G.D.: So I read the first two issues of Grand Design. How much friggin’ research did you have to do to do that?
Ed: Yeah, like I say, I internalized this stuff for most of my life. I’ve read and re-read the comics a bunch. Of course, the most classic of the run, like the John Byrne stuff, I’ve read that dozens of times, and I’ve read everything else a number of times. Whenever I embark on a new issue I’ll basically read the chunk of comics that will encompass that thing, and then I’ll read different synopses of every other issue.
Marvel put out two rounds of these Index limited series, where it’s just like a cover and an explanation about what’s in the issue. A round of those came out in the … ’80s and a round of those came out when I was in sixth grade, like 1993. I got those because, if you remember, these comics were not accessible. You couldn’t get X-Men #10 to see what the Juggernaut was up to.
G.D.: Of course not. It’s so much easier now from just eBaying stuff, to reprints, and trades and everything.
Ed: Totally! I would rely on these Index things and I had the idea when I was a kid — I knew what the Marvel method of writing was, where it’s like Stan Lee gives the plot and the artist goes off and breaks it down completely, so I treated those Marvel Index things as the Stan Lee plot. I wanted to redraw every issue of X-Men and try to do it once a month when I was sixth grade, seventh grade.
—
G.D.: I noticed there were some elements in Grand Design I didn’t remember – the origin of the Phoenix Force, some of the Mutant Master background. Did you retcon those?
Ed: Yeah. The exercise for me was to build a cohesive narrative, to take all those issues and try to make them all gel. These guys lived in New York as they were creating this stuff. They say that New York was a cheap place to live at a certain point but it was still more expensive than the Midwest so these guys had to make rent. So, yeah, they were on the hamster wheel, man. If they had a chance to do a second draft of some of these scripts, I betcha they would. They didn’t have that luxury.
A lot of that early stuff is just “Villain of the Month” and a lot of these villains are aliens so I have to build in some extraterrestrial something or other very early to try to explain the purpose of these guys. I wanna give every villain a purpose. In a lot of ways, the idea of heroes and villains is silly because it’s subjective. Because it depends on which side of the fence you’re on, you know?
It’s very fashionable to talk about the banality of evil, how you could be a doofus but still do something really terrible. And I think that there’s rarely a guy that just wakes up in the morning and just does bad things a hundred percent of the day.
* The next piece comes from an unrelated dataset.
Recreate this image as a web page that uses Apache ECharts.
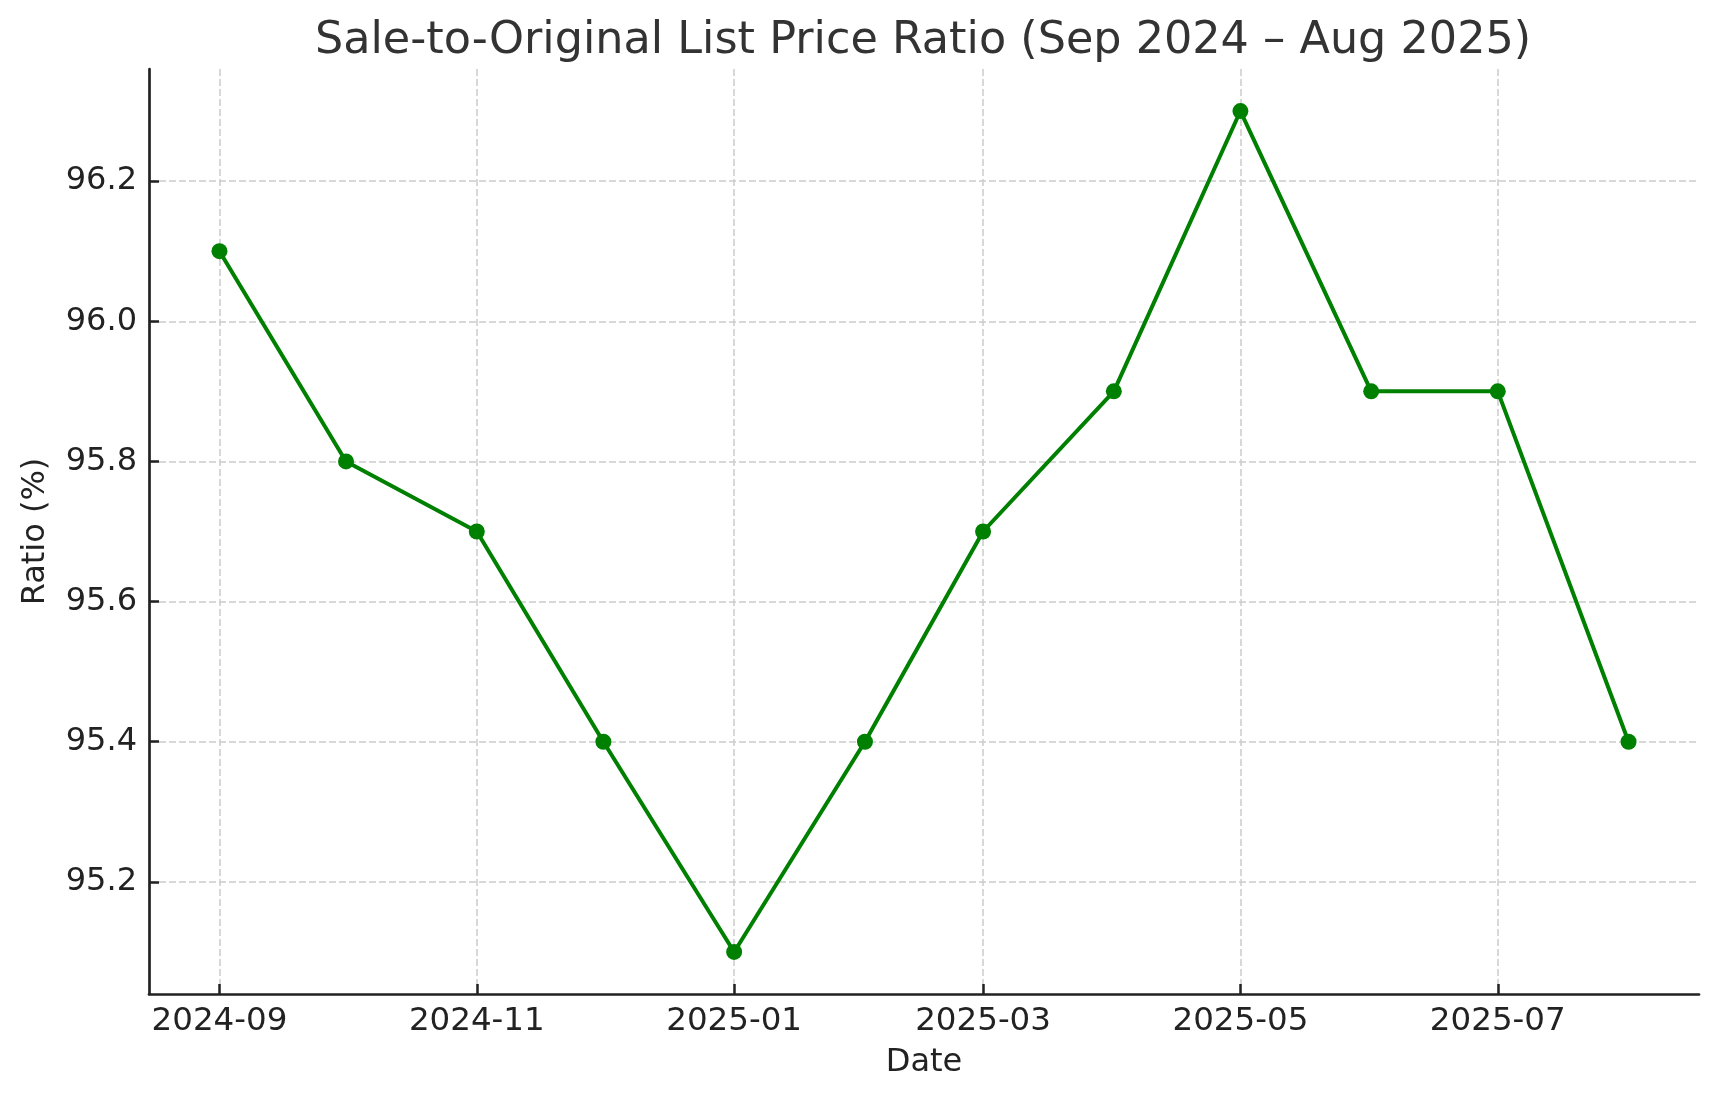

G.D.: Everybody’s the hero of their own story at the end of the day.
Ed: Yeah, exactly.
G.D.: One of the things you have to deal with is time. X-Men started in the ’60s and you had civil rights and all of that and then they go through the Reagan era, and no one ages. How are you handling that?
Ed: And before that there’s World War II! So the idea was to never, ever, ever mention a year. Time moves differently in the Marvel Universe is my thing because otherwise, you know, you’re gonna have a very emaciated, translucent, Magneto. You know what I’m sayin’? He’s gonna be the Cryptkeeper! So let’s just take that out of it, man. Some different ways to play with that is, you know, give people computers. Just so that you can’t put your finger on a time frame.
G.D.: Yeah, you had the Mutant Rights movement from the very beginning.
Ed: Yeah, I tried to build in the larger Marvel Universe, too. Like, on Page 2, maybe… I start with Namor vs. Human Torch. Namor’s been said to be a mutant and he’s the first Marvel character so he’s the first mutant in comics. The first crossover in comics was Marvel [Mystery] Comics [Nos.] 9 through 11 or something like that, maybe 1939, 1940.
So it was, like, let me build that in and give people a reason to dislike mutants. Straight prejudice. It’s enough as evidence to our real world.
—
X-Men: Grand Design #1 is due 12/20. This interview has been edited and condensed for clarity.